Price first played cricket with friends in his back garden. When he was at primary school he was a pace bowler, but took up spin at Watershed College, a boarding school near Marondera. He gradually got better and better at cricket, ending up as a key figure for the school team.

==Early career==
He had attracted the attention of the Mashonaland County Districts cricket side, and he made his first-class debut in 1995/6, although only as an amateur. He was a trained installer of refrigeration and air conditioning units during this period of his career.

Price began to impress the Zimbabwe selectors and, when an injury and form crisis robbed Zimbabwe of the first-choice spinner Paul Strang, Adam Huckle and Andy Whittall, they selected him for the third Test of the series against Sri Lanka in 1999/2000.

He became a marginal figure in the squad, sometimes he played and sometimes he did not, however in 2001/02 he began to put in some good performances for the national side, including 5–181, his first Test five-wicket haul, against South Africa at Bulawayo and 4–116 against Pakistan at the same ground.

==Gaining attention==
In 2003 Price toured England and impressed everyone who saw him bowl. He was rated as a better spinner than the English spinner Ashley Giles. It was in that winter's tour of Australia, however, that Ray truly established himself as a world-class bowler, taking 6–121 in the second Test at Sydney. Against the West Indies back home that winter Price ran through their strong batting line-up twice, taking 6–73 and 4–88 in the first Test at Harare and then again in Bulawayo, taking 5–119 and 4–36. He played a pivotal role in Zimbabwe's series win over Bangladesh that winter too, taking 8 wickets in two Tests. He was becoming disaffected with the politicisation of Zimbabwean cricket however, and in 2004 he joined the player rebellion led by captain Heath Streak. Soon afterwards he signed for Worcestershire and announced an ambition to play for England.

Price has built up a devoted following among supporters of other counties. His appearance at the 2005 Bath Festival was met with jubilation by his fans as they chanted his name throughout the day. His clever left arm spin bamboozled Somerset that day as 'Ray's Barmy Army' went through a selection of pop hits based on the popular Zimbabwe international.

==Late career==
In 2006 Price revealed to the Press Association that he hoped to play international cricket again – for England after the required qualification period.

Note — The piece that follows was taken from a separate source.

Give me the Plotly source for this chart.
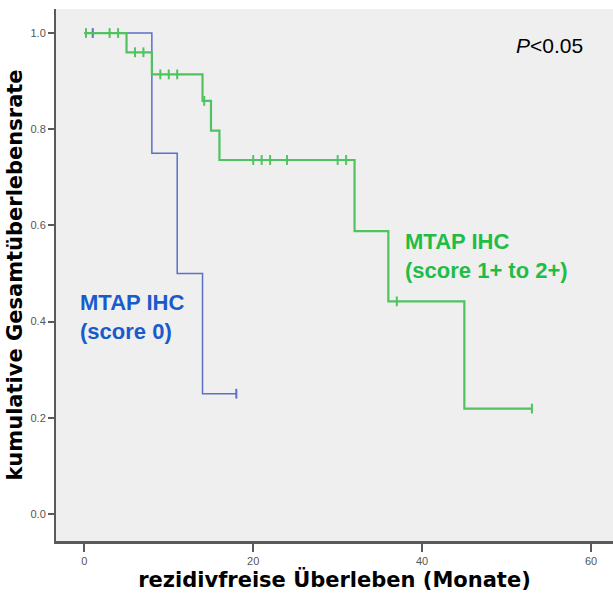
import plotly.graph_objects as go
import numpy as np

# Kaplan-Meier step data (time in months, survival)
blue_times = [0, 8, 11, 14, 18]
blue_surv = [1.0, 0.75, 0.50, 0.25, 0.25]
blue_censor = [1, 18]

green_times = [0, 5, 8, 14, 15, 16, 32, 36, 45, 53]
green_surv = [1.0, 0.960, 0.914, 0.859, 0.797, 0.736, 0.588, 0.442, 0.219, 0.219]
green_censor = [0.2, 3, 4, 6, 7, 9, 10, 11, 14.2, 20, 21, 22, 24, 30, 31, 37, 53]

x_ticks = [0, 20, 40, 60]
y_ticks = [0.0, 0.2, 0.4, 0.6, 0.8, 1.0]

BLUE = "#5b70c6"
GREEN = "#4fc35f"


def surv_at(times, surv, t):
    idx = np.searchsorted(times, t, side="right") - 1
    return surv[max(idx, 0)]


fig = go.Figure()
for times, surv, cens, col, w in [
    (blue_times, blue_surv, blue_censor, BLUE, 1.5),
    (green_times, green_surv, green_censor, GREEN, 2.2),
]:
    fig.add_trace(go.Scatter(x=times, y=surv, mode="lines", line=dict(color=col, width=w, shape="hv"),
                             showlegend=False, hoverinfo="skip"))
    fig.add_trace(go.Scatter(x=cens, y=[surv_at(times, surv, t) for t in cens], mode="markers",
                             marker=dict(symbol="line-ns", size=7, line=dict(color=col, width=2)),
                             showlegend=False, hoverinfo="skip"))

tick_font = dict(family="Liberation Sans Narrow, Liberation Sans, sans-serif", size=11, color="#555555")
title_font = dict(family="DejaVu Sans, Arial, sans-serif", size=21, color="#000000", weight="bold")

fig.update_layout(
    width=613, height=597,
    margin=dict(l=56, r=0, t=9, b=56),
    paper_bgcolor="white",
    plot_bgcolor="#efefef",
    xaxis=dict(range=[-3.35, 62.6], tickvals=x_ticks, ticktext=[str(v) for v in x_ticks],
               showgrid=False, zeroline=False, showline=True, linecolor="#5a5a5a", linewidth=2.5,
               ticks="outside", ticklen=8, tickwidth=2, tickcolor="#5a5a5a", tickfont=tick_font,
               title=dict(text="rezidivfreise Überleben (Monate)", font=title_font, standoff=4)),
    yaxis=dict(range=[-0.0563, 1.05], tickvals=y_ticks, ticktext=[f"{v:.1f}" for v in y_ticks],
               showgrid=False, zeroline=False, showline=True, linecolor="#5a5a5a", linewidth=2,
               ticks="outside", ticklen=6, tickwidth=2, tickcolor="#5a5a5a", tickfont=tick_font,
               title=dict(text="kumulative Gesamtüberlebensrate", font=title_font, standoff=2)),
    annotations=[
        dict(x=585, y=0.932, xref="paper", yref="paper", xanchor="right", yanchor="middle",
             text="<i>P</i>&lt;0.05", showarrow=False,
             font=dict(family="Liberation Sans, Arial", size=21, color="#000000")),
        dict(x=78, y=0.41, xref="paper", yref="y", text="MTAP IHC<br>(score 0)", showarrow=False,
             xanchor="left", yanchor="middle", align="left",
             font=dict(family="Liberation Sans, Arial", size=22, color="#1a5bcc", weight="bold")),
        dict(x=403, y=0.536, xref="paper", yref="y", text="MTAP IHC<br>(score 1+ to 2+)", showarrow=False,
             xanchor="left", yanchor="middle", align="left",
             font=dict(family="Liberation Sans, Arial", size=22, color="#1fbd47", weight="bold")),
    ],
)
# convert pixel x for annotations into paper fractions
pw = 613 - 56
for a in fig.layout.annotations:
    a.x = (a.x - 56) / pw

fig.write_html("out.html")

In 2007 he made a surprise return to Zimbabwe, and played in several National League matches for Old Hararians. Some believed this might have been a hint to the national selectors, with the 2007 World Cup approaching. However, he was not selected for the Zimbabwe squad.

Price rejected a one-year contract with Worcestershire at the end of the 2007 season, ending his three-and-a-half-year spell at the club.

In late 2007, he officially returned to the Zimbabwe team. He was selected for the Zimbabwe squad to play the West Indies. Ever since, he has been a regular and influential member of the team, used to dry up runs and to take crucial wickets. He has been one of many rebel cricketers who have returned due to the improving situation in Zimbabwe. He has had a superb comeback to the Zimbabwe cricket team, rising to 3rd in the ICC Cricket ODI Bowling Rankings, taking 45 wickets in just 27 matches, while bowling very economically. He played in all ODIs for Zimbabwe in 2009, against the South Africa national cricket team, the Bangladesh cricket team, the Sri Lanka national cricket team and the Kenya cricket team. Price was unsold at the original IPL 2011 player auction in January and Mumbai Indians bought him at his reserve price of $50,000, in place of the injured Moises Henriques. He became only the second Zimbabwean to play in the IPL.

Later in 2011, Price was selected to play in all three of Zimbabwe's one-off Tests against Bangladesh, Pakistan and New Zealand, after Zimbabwe's five-year hiatus from Test cricket. He took ten wickets over the three matches.

Price ended his international career on 14 March 2013 during a test match against West Indies.